Quote, verbatim, all material below, without pictures.

┌──

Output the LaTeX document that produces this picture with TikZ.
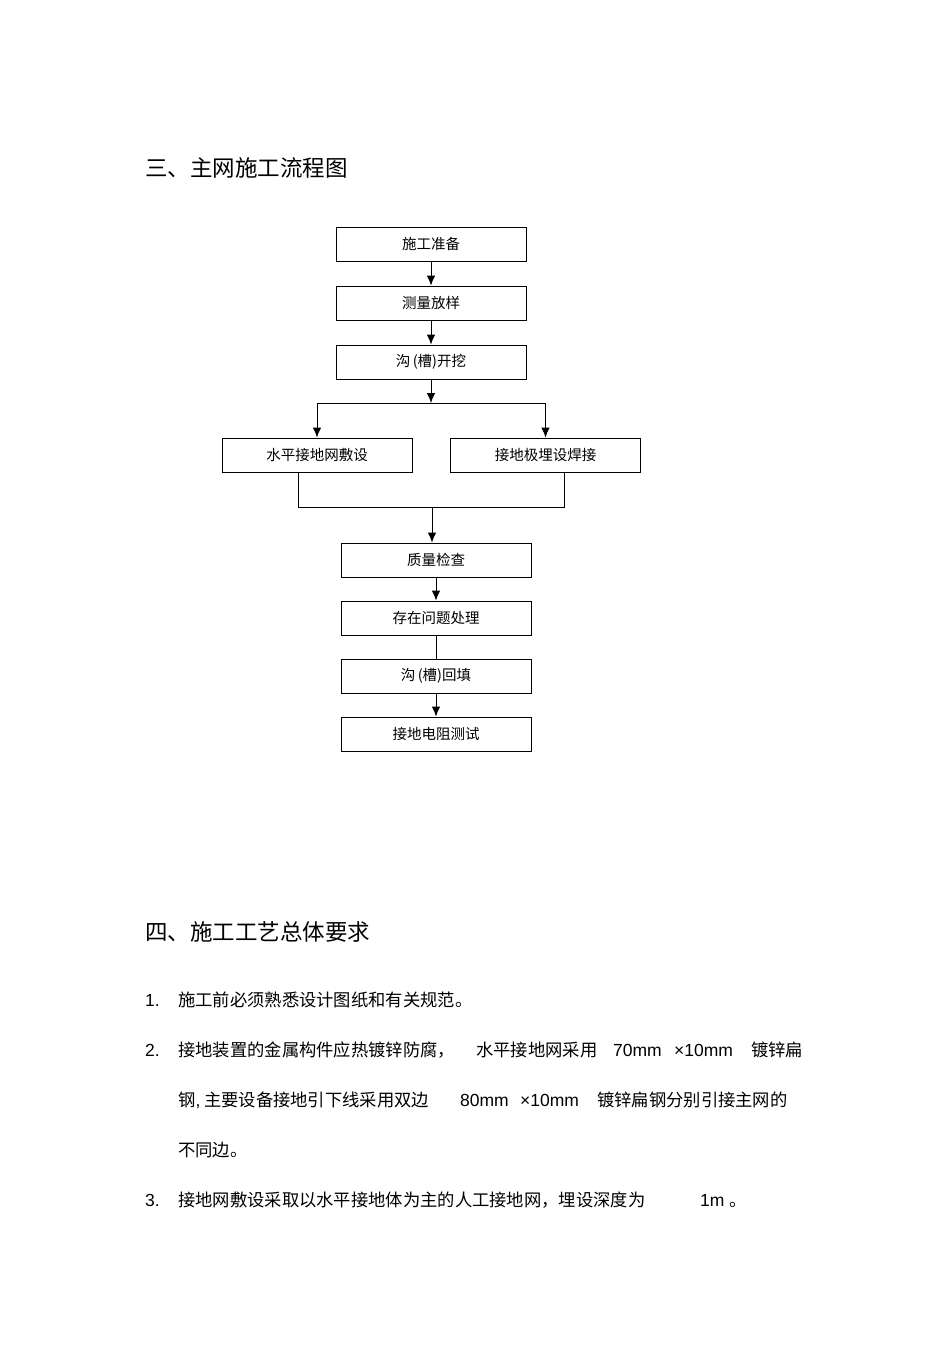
\documentclass[tikz,border=0pt]{standalone}
\usepackage{fontspec}
\setmainfont{Noto Sans CJK SC}
\newfontfamily\lat{Liberation Sans}
\usetikzlibrary{arrows.meta,calc}
\tikzset{
  box/.style={draw, line width=0.9pt, minimum width=190pt, minimum height=34pt, inner sep=0pt, font=\fontsize{14.5}{16}\selectfont},
  arr/.style={line width=1pt, -{Latex[length=10pt,width=8.5pt]}},
  ln/.style={line width=0.9pt},
  head/.style={anchor=base west, inner sep=0pt, font=\fontsize{22.5}{24}\selectfont},
  body/.style={anchor=base west, inner sep=0pt, font=\fontsize{17.3}{19}\selectfont},
  num/.style={anchor=base west, inner sep=0pt, font=\lat\fontsize{17.5}{19}\selectfont}
}
\begin{document}
\begin{tikzpicture}[x=1pt,y=-1pt]
\useasboundingbox[fill=white] (0,0) rectangle (950,1345);
% headings
\node[head] (h1) at (145,176) {三、主网施工流程图};
\node[head] (h2) at (145,940) {四、施工工艺总体要求};
% flow boxes
\node[box] (b1) at (431,244) {施工准备};
\node[box] (b2) at (431,303) {测量放样};
\node[box] (b3) at (431,362) {沟\,(槽)开挖};
\node[box] (b4) at (317,455) {水平接地网敷设};
\node[box] (b5) at (545.5,455) {接地极埋设焊接};
\node[box] (b6) at (436,560) {质量检查};
\node[box] (b7) at (436,618) {存在问题处理};
\node[box] (b8) at (436,676) {沟\,(槽)回填};
\node[box] (b9) at (436,734) {接地电阻测试};
% connectors
\draw[arr] (b1) -- (b2);
\draw[arr] (b2) -- (b3);
\coordinate (sp) at (431,403);
\coordinate (sl) at (317,403);
\coordinate (sr) at (545.5,403);
\draw[arr] (b3) -- (sp);
\draw[ln] (sl) -- (sr);
\draw[arr] (sl) -- (b4);
\draw[arr] (sr) -- (b5);
\coordinate (ml) at (298,507);
\coordinate (mr) at (564.5,507);
\coordinate (mc) at (432,507);
\draw[ln] (ml |- b4.south) -- (ml) -- (mr) -- (mr |- b5.south);
\draw[arr] (mc) -- (mc |- b6.north);
\draw[arr] (b6) -- (b7);
\draw[ln] (b7) -- (b8);
\draw[arr] (b8) -- (b9);
% list
\node[num] (n1) at (145,1006) {1.};
\node[body] (t1) at (178,1006) {施工前必须熟悉设计图纸和有关规范。};
\node[num] (n2) at (145,1056) {2.};
\node[body] (t2a) at (178,1056) {接地装置的金属构件应热镀锌防腐，};
\node[body] (t2b) at (476,1056) {水平接地网采用};
\node[num] (t2c) at (613,1056) {70mm};
\node[num] (t2d) at (674,1056) {×10mm};
\node[body] (t2e) at (751,1056) {镀锌扁};
\node[body] (t3a) at (178,1106) {钢{\lat ,} 主要设备接地引下线采用双边};
\node[num] (t3b) at (460,1106) {80mm};
\node[num] (t3c) at (520,1106) {×10mm};
\node[body] (t3d) at (597,1106) {镀锌扁钢分别引接主网的};
\node[body] (t4) at (178,1156) {不同边。};
\node[num] (n3) at (145,1206) {3.};
\node[body] (t5a) at (178,1206) {接地网敷设采取以水平接地体为主的人工接地网，埋设深度为};
\node[num] (t5b) at (700,1206) {1m};
\node[body] (t5c) at (729,1206) {。};
\end{tikzpicture}
\end{document}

└──

**Exercise response**
Output the LaTeX document that produces this picture with TikZ.
\documentclass[tikz,border=0pt]{standalone}
\usepackage{fontspec}
\setmainfont{Noto Sans CJK SC}
\newfontfamily\lat{Liberation Sans}
\usetikzlibrary{arrows.meta,calc}
\tikzset{
  box/.style={draw, line width=0.9pt, minimum width=190pt, minimum height=34pt, inner sep=0pt, font=\fontsize{14.5}{16}\selectfont},
  arr/.style={line width=1pt, -{Latex[length=10pt,width=8.5pt]}},
  ln/.style={line width=0.9pt},
  head/.style={anchor=base west, inner sep=0pt, font=\fontsize{22.5}{24}\selectfont},
  body/.style={anchor=base west, inner sep=0pt, font=\fontsize{17.3}{19}\selectfont},
  num/.style={anchor=base west, inner sep=0pt, font=\lat\fontsize{17.5}{19}\selectfont}
}
\begin{document}
\begin{tikzpicture}[x=1pt,y=-1pt]
\useasboundingbox[fill=white] (0,0) rectangle (950,1345);
% headings
\node[head] (h1) at (145,176) {三、主网施工流程图};
\node[head] (h2) at (145,940) {四、施工工艺总体要求};
% flow boxes
\node[box] (b1) at (431,244) {施工准备};
\node[box] (b2) at (431,303) {测量放样};
\node[box] (b3) at (431,362) {沟\,(槽)开挖};
\node[box] (b4) at (317,455) {水平接地网敷设};
\node[box] (b5) at (545.5,455) {接地极埋设焊接};
\node[box] (b6) at (436,560) {质量检查};
\node[box] (b7) at (436,618) {存在问题处理};
\node[box] (b8) at (436,676) {沟\,(槽)回填};
\node[box] (b9) at (436,734) {接地电阻测试};
% connectors
\draw[arr] (b1) -- (b2);
\draw[arr] (b2) -- (b3);
\coordinate (sp) at (431,403);
\coordinate (sl) at (317,403);
\coordinate (sr) at (545.5,403);
\draw[arr] (b3) -- (sp);
\draw[ln] (sl) -- (sr);
\draw[arr] (sl) -- (b4);
\draw[arr] (sr) -- (b5);
\coordinate (ml) at (298,507);
\coordinate (mr) at (564.5,507);
\coordinate (mc) at (432,507);
\draw[ln] (ml |- b4.south) -- (ml) -- (mr) -- (mr |- b5.south);
\draw[arr] (mc) -- (mc |- b6.north);
\draw[arr] (b6) -- (b7);
\draw[ln] (b7) -- (b8);
\draw[arr] (b8) -- (b9);
% list
\node[num] (n1) at (145,1006) {1.};
\node[body] (t1) at (178,1006) {施工前必须熟悉设计图纸和有关规范。};
\node[num] (n2) at (145,1056) {2.};
\node[body] (t2a) at (178,1056) {接地装置的金属构件应热镀锌防腐，};
\node[body] (t2b) at (476,1056) {水平接地网采用};
\node[num] (t2c) at (613,1056) {70mm};
\node[num] (t2d) at (674,1056) {×10mm};
\node[body] (t2e) at (751,1056) {镀锌扁};
\node[body] (t3a) at (178,1106) {钢{\lat ,} 主要设备接地引下线采用双边};
\node[num] (t3b) at (460,1106) {80mm};
\node[num] (t3c) at (520,1106) {×10mm};
\node[body] (t3d) at (597,1106) {镀锌扁钢分别引接主网的};
\node[body] (t4) at (178,1156) {不同边。};
\node[num] (n3) at (145,1206) {3.};
\node[body] (t5a) at (178,1206) {接地网敷设采取以水平接地体为主的人工接地网，埋设深度为};
\node[num] (t5b) at (700,1206) {1m};
\node[body] (t5c) at (729,1206) {。};
\end{tikzpicture}
\end{document}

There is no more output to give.